— start —
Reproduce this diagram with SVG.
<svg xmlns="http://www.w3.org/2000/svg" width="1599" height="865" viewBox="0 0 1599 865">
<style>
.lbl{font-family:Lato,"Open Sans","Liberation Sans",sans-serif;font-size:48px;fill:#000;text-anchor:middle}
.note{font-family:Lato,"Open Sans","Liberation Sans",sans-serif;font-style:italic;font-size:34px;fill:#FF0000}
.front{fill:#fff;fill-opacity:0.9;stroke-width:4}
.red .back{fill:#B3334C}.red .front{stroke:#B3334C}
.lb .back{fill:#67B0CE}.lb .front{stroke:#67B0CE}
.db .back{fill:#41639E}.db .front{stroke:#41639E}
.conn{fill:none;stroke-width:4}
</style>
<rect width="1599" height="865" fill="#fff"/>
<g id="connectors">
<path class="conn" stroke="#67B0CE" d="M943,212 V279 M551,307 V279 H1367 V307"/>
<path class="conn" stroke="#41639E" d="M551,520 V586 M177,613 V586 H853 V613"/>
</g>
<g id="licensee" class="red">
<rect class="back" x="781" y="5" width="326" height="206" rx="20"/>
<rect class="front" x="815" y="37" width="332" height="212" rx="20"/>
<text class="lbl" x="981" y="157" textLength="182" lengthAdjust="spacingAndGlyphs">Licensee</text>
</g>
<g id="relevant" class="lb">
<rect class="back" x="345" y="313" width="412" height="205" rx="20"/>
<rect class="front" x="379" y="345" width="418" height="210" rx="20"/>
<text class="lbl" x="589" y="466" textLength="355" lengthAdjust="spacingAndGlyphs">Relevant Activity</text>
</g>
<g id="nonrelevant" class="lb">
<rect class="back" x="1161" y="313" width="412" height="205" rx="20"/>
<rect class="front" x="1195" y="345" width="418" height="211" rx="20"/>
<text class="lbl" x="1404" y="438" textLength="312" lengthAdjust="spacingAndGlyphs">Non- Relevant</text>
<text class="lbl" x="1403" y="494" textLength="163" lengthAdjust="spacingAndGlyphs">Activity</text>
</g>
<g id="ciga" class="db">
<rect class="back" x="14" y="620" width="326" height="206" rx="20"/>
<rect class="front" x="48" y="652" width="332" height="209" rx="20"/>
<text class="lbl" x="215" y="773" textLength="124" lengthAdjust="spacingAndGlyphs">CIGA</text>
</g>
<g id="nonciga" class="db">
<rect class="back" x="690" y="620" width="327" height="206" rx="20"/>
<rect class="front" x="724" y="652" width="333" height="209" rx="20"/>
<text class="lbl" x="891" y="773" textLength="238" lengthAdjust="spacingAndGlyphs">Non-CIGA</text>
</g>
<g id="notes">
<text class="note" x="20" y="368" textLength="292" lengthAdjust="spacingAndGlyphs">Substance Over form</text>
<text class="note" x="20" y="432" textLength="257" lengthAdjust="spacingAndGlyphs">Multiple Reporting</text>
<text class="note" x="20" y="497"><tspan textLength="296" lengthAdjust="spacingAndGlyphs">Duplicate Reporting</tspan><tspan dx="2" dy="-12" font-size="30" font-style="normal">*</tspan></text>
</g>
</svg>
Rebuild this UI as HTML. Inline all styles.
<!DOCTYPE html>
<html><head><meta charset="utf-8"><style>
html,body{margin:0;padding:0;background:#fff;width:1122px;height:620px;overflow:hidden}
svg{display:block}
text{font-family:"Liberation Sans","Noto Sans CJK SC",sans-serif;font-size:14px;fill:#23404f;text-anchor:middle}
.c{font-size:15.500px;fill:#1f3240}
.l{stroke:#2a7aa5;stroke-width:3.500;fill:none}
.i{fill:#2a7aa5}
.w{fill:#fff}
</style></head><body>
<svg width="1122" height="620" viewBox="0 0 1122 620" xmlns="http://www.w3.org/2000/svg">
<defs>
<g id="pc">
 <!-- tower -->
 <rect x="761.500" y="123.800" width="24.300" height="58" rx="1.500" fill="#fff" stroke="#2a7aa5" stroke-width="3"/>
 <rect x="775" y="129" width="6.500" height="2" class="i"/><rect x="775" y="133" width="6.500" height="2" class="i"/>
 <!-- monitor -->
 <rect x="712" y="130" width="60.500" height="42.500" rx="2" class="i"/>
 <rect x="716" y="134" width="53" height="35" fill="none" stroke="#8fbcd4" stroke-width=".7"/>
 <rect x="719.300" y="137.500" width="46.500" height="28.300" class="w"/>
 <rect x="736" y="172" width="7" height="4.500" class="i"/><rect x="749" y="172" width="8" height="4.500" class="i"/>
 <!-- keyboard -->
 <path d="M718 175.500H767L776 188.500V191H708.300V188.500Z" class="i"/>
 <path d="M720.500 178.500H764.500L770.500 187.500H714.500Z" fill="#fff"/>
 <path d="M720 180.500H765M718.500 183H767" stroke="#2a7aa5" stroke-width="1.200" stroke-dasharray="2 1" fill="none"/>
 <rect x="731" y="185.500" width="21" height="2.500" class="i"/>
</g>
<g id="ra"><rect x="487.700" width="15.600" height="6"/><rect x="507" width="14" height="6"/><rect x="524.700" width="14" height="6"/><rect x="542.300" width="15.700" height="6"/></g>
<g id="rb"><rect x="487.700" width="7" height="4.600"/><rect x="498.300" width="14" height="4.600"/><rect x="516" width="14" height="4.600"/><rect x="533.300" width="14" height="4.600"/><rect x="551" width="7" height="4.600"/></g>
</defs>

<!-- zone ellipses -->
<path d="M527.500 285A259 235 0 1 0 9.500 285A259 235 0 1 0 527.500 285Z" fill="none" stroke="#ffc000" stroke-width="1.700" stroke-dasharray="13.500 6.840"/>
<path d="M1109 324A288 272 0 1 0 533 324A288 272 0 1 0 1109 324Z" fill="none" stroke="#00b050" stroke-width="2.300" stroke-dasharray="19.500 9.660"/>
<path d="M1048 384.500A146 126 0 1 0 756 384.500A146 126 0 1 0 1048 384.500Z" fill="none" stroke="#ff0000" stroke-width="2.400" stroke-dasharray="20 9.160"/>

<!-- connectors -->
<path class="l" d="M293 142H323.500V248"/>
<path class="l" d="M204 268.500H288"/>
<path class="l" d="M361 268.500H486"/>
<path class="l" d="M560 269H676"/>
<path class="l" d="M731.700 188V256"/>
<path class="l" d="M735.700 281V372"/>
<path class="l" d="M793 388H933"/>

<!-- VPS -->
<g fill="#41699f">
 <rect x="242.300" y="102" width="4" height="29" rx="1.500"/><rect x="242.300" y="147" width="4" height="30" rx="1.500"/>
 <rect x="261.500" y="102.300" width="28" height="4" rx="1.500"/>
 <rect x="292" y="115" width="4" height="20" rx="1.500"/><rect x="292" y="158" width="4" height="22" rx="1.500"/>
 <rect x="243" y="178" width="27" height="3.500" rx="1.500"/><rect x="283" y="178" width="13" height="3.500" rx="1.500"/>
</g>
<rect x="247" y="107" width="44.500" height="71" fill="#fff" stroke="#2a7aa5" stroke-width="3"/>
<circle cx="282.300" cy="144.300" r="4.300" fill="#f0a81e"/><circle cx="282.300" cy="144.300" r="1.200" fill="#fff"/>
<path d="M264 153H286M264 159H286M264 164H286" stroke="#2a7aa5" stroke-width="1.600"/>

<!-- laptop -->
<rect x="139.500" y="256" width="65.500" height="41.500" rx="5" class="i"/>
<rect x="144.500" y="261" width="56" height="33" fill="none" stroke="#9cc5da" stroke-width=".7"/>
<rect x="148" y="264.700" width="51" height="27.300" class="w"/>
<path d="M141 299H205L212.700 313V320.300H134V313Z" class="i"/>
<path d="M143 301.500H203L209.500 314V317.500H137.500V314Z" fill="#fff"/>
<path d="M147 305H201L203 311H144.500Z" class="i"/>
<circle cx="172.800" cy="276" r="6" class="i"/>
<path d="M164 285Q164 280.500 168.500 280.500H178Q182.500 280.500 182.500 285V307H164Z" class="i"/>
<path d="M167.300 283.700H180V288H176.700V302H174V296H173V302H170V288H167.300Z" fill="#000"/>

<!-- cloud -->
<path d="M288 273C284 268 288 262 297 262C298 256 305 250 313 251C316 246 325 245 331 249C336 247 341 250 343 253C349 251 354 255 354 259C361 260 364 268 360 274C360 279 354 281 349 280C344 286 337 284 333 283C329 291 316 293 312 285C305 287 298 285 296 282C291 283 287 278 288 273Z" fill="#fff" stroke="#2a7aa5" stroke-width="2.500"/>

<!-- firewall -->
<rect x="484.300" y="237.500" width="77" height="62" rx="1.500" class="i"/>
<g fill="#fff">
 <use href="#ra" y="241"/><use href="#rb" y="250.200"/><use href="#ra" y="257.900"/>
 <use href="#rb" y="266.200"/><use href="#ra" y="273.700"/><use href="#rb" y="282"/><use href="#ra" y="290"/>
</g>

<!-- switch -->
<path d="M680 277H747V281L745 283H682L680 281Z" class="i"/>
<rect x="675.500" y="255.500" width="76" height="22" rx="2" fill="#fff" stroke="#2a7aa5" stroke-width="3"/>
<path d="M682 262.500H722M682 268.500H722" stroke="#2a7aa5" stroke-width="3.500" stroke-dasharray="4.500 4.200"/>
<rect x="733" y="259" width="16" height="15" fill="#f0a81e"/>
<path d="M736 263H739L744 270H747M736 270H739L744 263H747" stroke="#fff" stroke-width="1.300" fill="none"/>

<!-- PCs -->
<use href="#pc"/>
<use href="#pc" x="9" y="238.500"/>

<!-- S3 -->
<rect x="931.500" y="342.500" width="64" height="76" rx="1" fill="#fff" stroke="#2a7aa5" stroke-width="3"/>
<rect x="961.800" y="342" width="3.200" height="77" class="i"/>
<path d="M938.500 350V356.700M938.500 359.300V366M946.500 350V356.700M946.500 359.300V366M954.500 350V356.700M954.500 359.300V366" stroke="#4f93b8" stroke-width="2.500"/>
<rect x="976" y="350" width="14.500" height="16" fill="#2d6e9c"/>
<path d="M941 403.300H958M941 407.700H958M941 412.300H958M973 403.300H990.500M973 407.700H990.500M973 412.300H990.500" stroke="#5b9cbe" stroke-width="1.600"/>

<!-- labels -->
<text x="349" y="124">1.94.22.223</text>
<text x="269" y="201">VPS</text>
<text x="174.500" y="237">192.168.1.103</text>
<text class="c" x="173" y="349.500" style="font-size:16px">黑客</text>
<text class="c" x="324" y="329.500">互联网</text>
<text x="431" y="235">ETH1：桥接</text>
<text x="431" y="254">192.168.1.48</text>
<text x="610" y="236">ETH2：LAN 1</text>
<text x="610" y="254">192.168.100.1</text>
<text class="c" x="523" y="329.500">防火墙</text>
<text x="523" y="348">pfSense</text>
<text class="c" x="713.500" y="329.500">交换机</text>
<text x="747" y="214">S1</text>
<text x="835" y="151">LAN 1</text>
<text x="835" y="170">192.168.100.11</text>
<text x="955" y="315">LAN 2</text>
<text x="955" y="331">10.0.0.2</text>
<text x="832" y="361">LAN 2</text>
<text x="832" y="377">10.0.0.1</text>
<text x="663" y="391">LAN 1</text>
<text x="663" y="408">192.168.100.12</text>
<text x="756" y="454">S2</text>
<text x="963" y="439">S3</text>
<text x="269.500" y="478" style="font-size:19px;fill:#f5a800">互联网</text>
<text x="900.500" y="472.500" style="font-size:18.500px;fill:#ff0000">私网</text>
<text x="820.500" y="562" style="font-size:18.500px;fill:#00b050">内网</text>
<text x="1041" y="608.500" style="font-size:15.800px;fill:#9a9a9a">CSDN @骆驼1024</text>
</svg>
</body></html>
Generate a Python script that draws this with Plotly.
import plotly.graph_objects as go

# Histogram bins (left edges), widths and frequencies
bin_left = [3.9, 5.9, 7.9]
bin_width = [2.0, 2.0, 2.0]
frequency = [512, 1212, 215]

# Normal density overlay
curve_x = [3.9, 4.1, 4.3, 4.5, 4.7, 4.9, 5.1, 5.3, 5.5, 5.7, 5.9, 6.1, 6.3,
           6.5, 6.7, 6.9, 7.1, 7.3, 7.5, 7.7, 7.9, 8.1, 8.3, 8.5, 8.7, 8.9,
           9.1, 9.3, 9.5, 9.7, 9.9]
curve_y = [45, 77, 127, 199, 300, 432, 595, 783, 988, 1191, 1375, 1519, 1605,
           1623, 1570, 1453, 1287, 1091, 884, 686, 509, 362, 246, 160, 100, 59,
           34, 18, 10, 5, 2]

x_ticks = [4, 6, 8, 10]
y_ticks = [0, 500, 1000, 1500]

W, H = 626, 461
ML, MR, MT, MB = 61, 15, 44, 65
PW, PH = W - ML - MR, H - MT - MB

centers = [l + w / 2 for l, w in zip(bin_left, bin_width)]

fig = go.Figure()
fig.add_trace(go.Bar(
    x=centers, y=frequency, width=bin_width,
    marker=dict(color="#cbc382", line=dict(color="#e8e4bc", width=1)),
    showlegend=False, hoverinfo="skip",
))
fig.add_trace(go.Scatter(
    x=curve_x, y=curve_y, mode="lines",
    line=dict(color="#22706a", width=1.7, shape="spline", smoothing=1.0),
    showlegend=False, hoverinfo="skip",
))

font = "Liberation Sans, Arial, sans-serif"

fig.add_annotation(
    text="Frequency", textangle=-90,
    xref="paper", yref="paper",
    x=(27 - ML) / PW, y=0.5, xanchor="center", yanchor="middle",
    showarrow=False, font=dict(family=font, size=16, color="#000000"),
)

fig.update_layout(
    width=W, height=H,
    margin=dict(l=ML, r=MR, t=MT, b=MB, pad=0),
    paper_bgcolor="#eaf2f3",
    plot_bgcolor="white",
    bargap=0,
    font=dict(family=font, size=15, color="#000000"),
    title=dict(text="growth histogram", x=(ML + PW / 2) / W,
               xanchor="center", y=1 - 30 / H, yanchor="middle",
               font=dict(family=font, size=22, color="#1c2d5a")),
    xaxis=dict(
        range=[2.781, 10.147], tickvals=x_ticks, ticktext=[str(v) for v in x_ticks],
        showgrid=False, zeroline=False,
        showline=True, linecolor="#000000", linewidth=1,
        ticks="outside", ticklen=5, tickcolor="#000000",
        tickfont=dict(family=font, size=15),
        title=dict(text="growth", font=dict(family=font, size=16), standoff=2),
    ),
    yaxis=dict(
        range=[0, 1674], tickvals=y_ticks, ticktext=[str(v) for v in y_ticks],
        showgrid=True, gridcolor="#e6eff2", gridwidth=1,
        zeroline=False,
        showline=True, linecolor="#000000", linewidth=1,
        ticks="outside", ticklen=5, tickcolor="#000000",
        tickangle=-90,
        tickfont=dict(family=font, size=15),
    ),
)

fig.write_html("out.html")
— end —
→ **Work to do**
Transcribe nothing but the lines from the line with "Generate a Python" through the line with "PW, PH = W - ML - MR, H - MT - MB", reproducing each exactly.

→ **Problem solution**
Generate a Python script that draws this with Plotly.
import plotly.graph_objects as go

# Histogram bins (left edges), widths and frequencies
bin_left = [3.9, 5.9, 7.9]
bin_width = [2.0, 2.0, 2.0]
frequency = [512, 1212, 215]

# Normal density overlay
curve_x = [3.9, 4.1, 4.3, 4.5, 4.7, 4.9, 5.1, 5.3, 5.5, 5.7, 5.9, 6.1, 6.3,
           6.5, 6.7, 6.9, 7.1, 7.3, 7.5, 7.7, 7.9, 8.1, 8.3, 8.5, 8.7, 8.9,
           9.1, 9.3, 9.5, 9.7, 9.9]
curve_y = [45, 77, 127, 199, 300, 432, 595, 783, 988, 1191, 1375, 1519, 1605,
           1623, 1570, 1453, 1287, 1091, 884, 686, 509, 362, 246, 160, 100, 59,
           34, 18, 10, 5, 2]

x_ticks = [4, 6, 8, 10]
y_ticks = [0, 500, 1000, 1500]

W, H = 626, 461
ML, MR, MT, MB = 61, 15, 44, 65
PW, PH = W - ML - MR, H - MT - MB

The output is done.